Наши диссидентствующие друзья твердо встали на позицию Даниэля. Мы не возражали, если бы в их политизированных мозгах не застрял старый советский штамп: «Кто не с нами, тот против нас». Началось противопоставление героической позици Даниэля приспособленческой Синявского. Синявского обвиняли в том, что он не участвует в забастовках, не подписывает писем протеста, не садится в карцер, Розанову — что она не дает Андрею включиться в общую политическую борьбу. Наши встречи сопровождались спорами, руганью, оскорблениями в адрес Майи. И это при том, что сами Синявский и Даниэль до конца своих дней сохраняли уважение, любовь и верность друг другу.
* * *
Я несколько раз сопровождал Майю на свидания с Андреем. Он сидел тогда в мордовском лагере, расположенном в поселке под грозным названием Явас (Я вас!). Тот же унылый пейзаж: колючая проволока, заборы, смотровые вышки, колонны зеков, сопровождаемых охраной с собаками… В соседнем лагере сидел Алик Гинзбург. Я встречал его жену Арину на станции, когда она приезжала на свидание, устраивал на ночлег у местных жителей, подрабатывающих на такого рода бизнесе. Тогда еще все мы были вместе.
Поселок стоял на холмах, и если подняться вверх, то с крыльца стоящего здесь дома была видна территория лагеря: бараки и площадь между ними, довольно опрятная на вид. Как-то — это было воскресенье, нерабочий день, — очевидно, договорившись с Майей, Андрей вышел на площадь с двумя своими солагерниками. Я воспринял это как рекомендацию. Это были Миша Николаев и Рофалович. С тех пор наша с Ниной двадцатиметровая московская квартира превратилась в своего рода перевалочный пункт для освобождаемых из лагерей.
Первым появился у нас Леня Рендель. Леня был арестован в 1957 году вместе с группой комсомольцев исторического факультета МГУ, боровшихся за восстановление «ленинских норм». Целью их было пробиться к власти и создать свое — справедливое — правительство. Рендель был у них чем-то вроде теневого министра иностранных дел. Во время нелегальных приездов со своего 101-го километра в Москву Леня останавливался у нас.
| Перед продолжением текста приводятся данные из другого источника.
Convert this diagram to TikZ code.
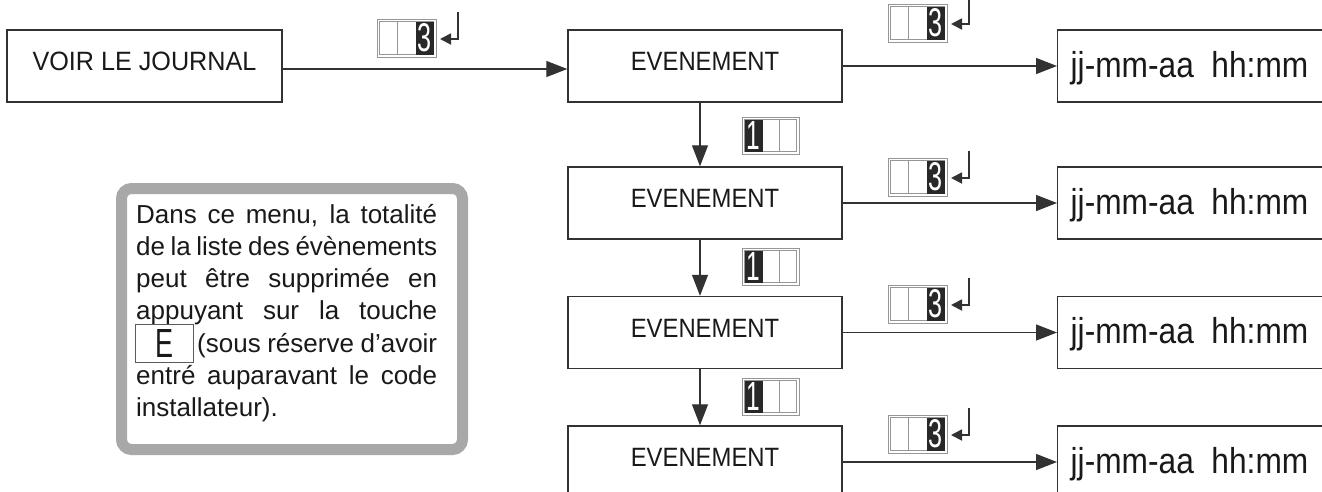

По утрам он читал газеты, а потом нервно мерил шагами комнату.
— Леня, чем вы взволнованы? — как-то спросил я.
— Сто миллионов негров голодают.
— Леня, посмотрите на себя в зеркало!
Из лагеря он вышел, как будто его только что из печки Майданека вытащили: кожа да кости, зубы, растущие перпендикулярно к деснам…
Следующим освободился из лагеря Миша Николаев. Рендель встречал его на вокзале. Мишу надо было как-то устраивать, и Леня предложил ему два варианта. Первый — дом простой, там едят на газете (он имел в виду жилье Петра Якира), второй — аристократический, там еду дают на тарелках (т. е. наша квартира).